The Talend Open Studio for Data Integration window opens.
- In the Repository tab, expand Metadata.
Right-click Db Connections and select Create connection.
The first Database Connection window appears.
- Enter the database details from which you want to extract data. In this example, the source database name is DB_SRC.
The second Database Connection window appears.
- In the DB Type drop-down list, select Vertica and in the DB Version drop-down list, select VERTICA 9.0.
Enter credentials for the Vertica database you want to extract the data from, including the connection information.
Click Test Connectionto confirm that the connection is valid.
After a successful connection, click Finish.
The data source is now created.
To define a target for the extracted and transformed data, repeat steps 1 to 8 for the target database.
- After you define the source and target connections, they appear in Repository > Metadata > Db Connections with the names you designated (in this case, DB_SRC and DB_TGT). Talend Open Studio for Data Integration appends "0.1" to the names.
To select the data from your source database that you want to transform, right-click DB_SRC and select Retrieve Schema.
The schema and tables are displayed.
- Select the tables to extract from your source Vertica database. In this example, we selected Char4k_Table.
A job contains details that Talend Open Studio for Data Integration needs to execute the ETL workflow.
To create a job
In the Repository tab, right-click Job Designs and select Create job.
The New Job window appears.
- Enter the name of the job.
- Click Finish.
In Repository > Metadata > Db Connections > DB_SRC 0.1 > Table schemas, select the required table (in this case, Char4k_Table).
To add the table to the Job Designer, drag the table onto the designer.
The Job Designer provides a high-level view of the workflow components and connections.
- Select the table to extract data from, in this case, Char4k_Table.
The Components window lists the types of Vertica specific components you can use in the Job Designer.

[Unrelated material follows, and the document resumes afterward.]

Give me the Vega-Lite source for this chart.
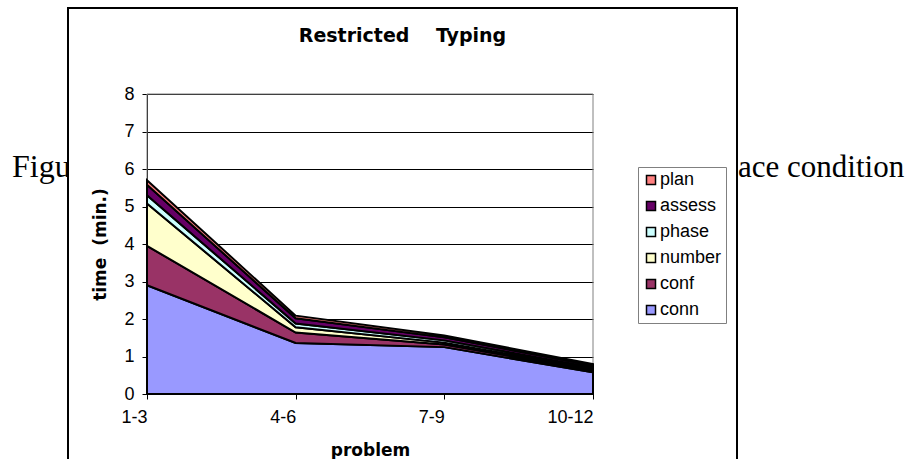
{
  "$schema": "https://vega.github.io/schema/vega-lite/v6.json",
  "autosize": {"type": "pad"},
  "padding": {"left": 0, "right": 0, "top": 7, "bottom": -10},
  "background": "white",
  "spacing": 0,
  "bounds": "flush",
  "hconcat": [
    {
      "width": 68,
      "height": 337,
      "view": {"stroke": null},
      "data": {"values": [{"txt": "Figu"}]},
      "mark": {"type": "text", "font": "Liberation Serif", "fontSize": 32, "align": "left", "baseline": "alphabetic", "dx": -22, "clip": true, "color": "black"},
      "encoding": {"text": {"field": "txt"}}
    },
    {
      "width": 669,
      "height": 460,
      "view": {"stroke": "black", "strokeWidth": 2, "fill": "white"},
      "title": {
        "text": "Restricted\u00a0\u00a0\u00a0\u00a0Typing",
        "font": "DejaVu Sans",
        "fontWeight": "bold",
        "fontSize": 19,
        "color": "black",
        "anchor": "middle",
        "offset": -38
      },
      "layer": [
        {
          "data": {"values": [{}]},
          "mark": {"type": "rect", "fillOpacity": 0, "stroke": "#808080", "strokeWidth": 1},
          "encoding": {
            "x": {"datum": "1-3"},
            "x2": {"datum": "10-12"},
            "y": {"datum": 0},
            "y2": {"datum": 8}
          }
        },
        {
          "data": {
            "values": [
              {"problem": "1-3", "activity": "conn", "rank": 1, "time": 2.90},
              {"problem": "1-3", "activity": "conf", "rank": 2, "time": 1.05},
              {"problem": "1-3", "activity": "number", "rank": 3, "time": 1.13},
              {"problem": "1-3", "activity": "phase", "rank": 4, "time": 0.22},
              {"problem": "1-3", "activity": "assess", "rank": 5, "time": 0.28},
              {"problem": "1-3", "activity": "plan", "rank": 6, "time": 0.12},
              {"problem": "4-6", "activity": "conn", "rank": 1, "time": 1.36},
              {"problem": "4-6", "activity": "conf", "rank": 2, "time": 0.28},
              {"problem": "4-6", "activity": "number", "rank": 3, "time": 0.14},
              {"problem": "4-6", "activity": "phase", "rank": 4, "time": 0.10},
              {"problem": "4-6", "activity": "assess", "rank": 5, "time": 0.14},
              {"problem": "4-6", "activity": "plan", "rank": 6, "time": 0.07},
              {"problem": "7-9", "activity": "conn", "rank": 1, "time": 1.25},
              {"problem": "7-9", "activity": "conf", "rank": 2, "time": 0.07},
              {"problem": "7-9", "activity": "number", "rank": 3, "time": 0.05},
              {"problem": "7-9", "activity": "phase", "rank": 4, "time": 0.06},
              {"problem": "7-9", "activity": "assess", "rank": 5, "time": 0.08},
              {"problem": "7-9", "activity": "plan", "rank": 6, "time": 0.05},
              {"problem": "10-12", "activity": "conn", "rank": 1, "time": 0.58},
              {"problem": "10-12", "activity": "conf", "rank": 2, "time": 0.04},
              {"problem": "10-12", "activity": "number", "rank": 3, "time": 0.04},
              {"problem": "10-12", "activity": "phase", "rank": 4, "time": 0.05},
              {"problem": "10-12", "activity": "assess", "rank": 5, "time": 0.05},
              {"problem": "10-12", "activity": "plan", "rank": 6, "time": 0.04}
            ]
          },
          "mark": {"type": "area", "stroke": "black", "strokeWidth": 2, "opacity": 1, "fillOpacity": 1},
          "encoding": {
            "x": {
              "field": "problem",
              "type": "ordinal",
              "sort": ["1-3", "4-6", "7-9", "10-12"],
              "scale": {"type": "point", "range": [79, 525], "padding": 0},
              "axis": {
                "title": "problem",
                "titleFont": "DejaVu Sans",
                "titleFontWeight": "bold",
                "titleFontSize": 17,
                "titleColor": "black",
                "titlePadding": 16,
                "labelFont": "Liberation Sans",
                "labelFontSize": 18,
                "labelColor": "black",
                "labelPadding": 18,
                "labelAngle": 0,
                "tickColor": "black",
                "tickSize": 5,
                "domainColor": "black",
                "offset": -74,
                "grid": false
              }
            },
            "y": {
              "field": "time",
              "type": "quantitative",
              "stack": "zero",
              "scale": {"domain": [0, 8], "range": [386, 86], "nice": false},
              "axis": {
                "title": "time\u00a0\u00a0(min.)",
                "titleFont": "DejaVu Sans",
                "titleFontWeight": "bold",
                "titleFontSize": 17,
                "titleColor": "black",
                "titlePadding": 14,
                "labelFont": "Liberation Sans",
                "labelFontSize": 18,
                "labelColor": "black",
                "labelPadding": 8,
                "format": "d",
                "tickColor": "black",
                "tickSize": 5,
                "domainColor": "black",
                "values": [0, 1, 2, 3, 4, 5, 6, 7, 8],
                "offset": -79,
                "grid": true,
                "gridColor": "black",
                "gridWidth": 1,
                "gridOpacity": 1
              }
            },
            "order": {"field": "rank", "type": "quantitative", "sort": "ascending"},
            "color": {
              "field": "activity",
              "type": "nominal",
              "sort": ["plan", "assess", "phase", "number", "conf", "conn"],
              "scale": {"range": ["#FF8080", "#660066", "#CCFFFF", "#FFFFCC", "#993366", "#9999FF"]},
              "legend": {
                "title": null,
                "orient": "none",
                "legendX": 638,
                "legendY": 159,
                "padding": 4,
                "symbolOffset": 0,
                "symbolType": "square",
                "symbolSize": 81,
                "symbolStrokeColor": "black",
                "symbolStrokeWidth": 1.5,
                "symbolOpacity": 1,
                "labelFont": "Liberation Sans",
                "labelFontSize": 18,
                "labelColor": "black",
                "labelOffset": 0,
                "rowPadding": 8,
                "strokeColor": "#808080",
                "fillColor": "white"
              }
            }
          }
        }
      ]
    },
    {
      "width": 172,
      "height": 337,
      "view": {"stroke": null},
      "data": {"values": [{"txt": "ace condition"}]},
      "mark": {"type": "text", "font": "Liberation Serif", "fontSize": 31, "align": "left", "baseline": "alphabetic", "dx": -85, "color": "black"},
      "encoding": {"text": {"field": "txt"}}
    }
  ]
}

- Select tDBInput(Vertica) and click OK to add the tDBInput(Vertica) component to the Job Designer.
For more details on each component, see Talend Components.
To view the component properties, double-click the component in the Job Designer.
The properties include source database connection information and the SQL query that Talend Open Studio for Data Integration will use to extract the data.
Similarly for the target, in the Repository tab, select the target table (Char_4kTable) from Target DB (DB_TGT) and drag it into the Job Designer.
In the Components window, select tDBOutput(Vertica) and click OK.
The tDBOutput(Vertica) component appears in the Job Designer.
- To map the two components, right-click tDBInput(Vertica) and select Row > Main.
To view the tDBOutput(Vertica) schema, double-click tDBOutput(Vertica) in the Job Designer.
- In the tDBOutput(Vertica) properties window, to the right of Edit schema, click the three dots.
In the window that opens, select View schema.
The schemas for the input and output components display.
In this example, the input and output schemas are identical:
To run the ETL job, click Run or press F6.
After the job completes, the following message is displayed:
- Talend Open Studio for Data Integration only supports Vertica JDBC Driver 9.0.x.
Insert and Copy
- For TIME data types, milliseconds are rounded off.
- Timezone values are not supported.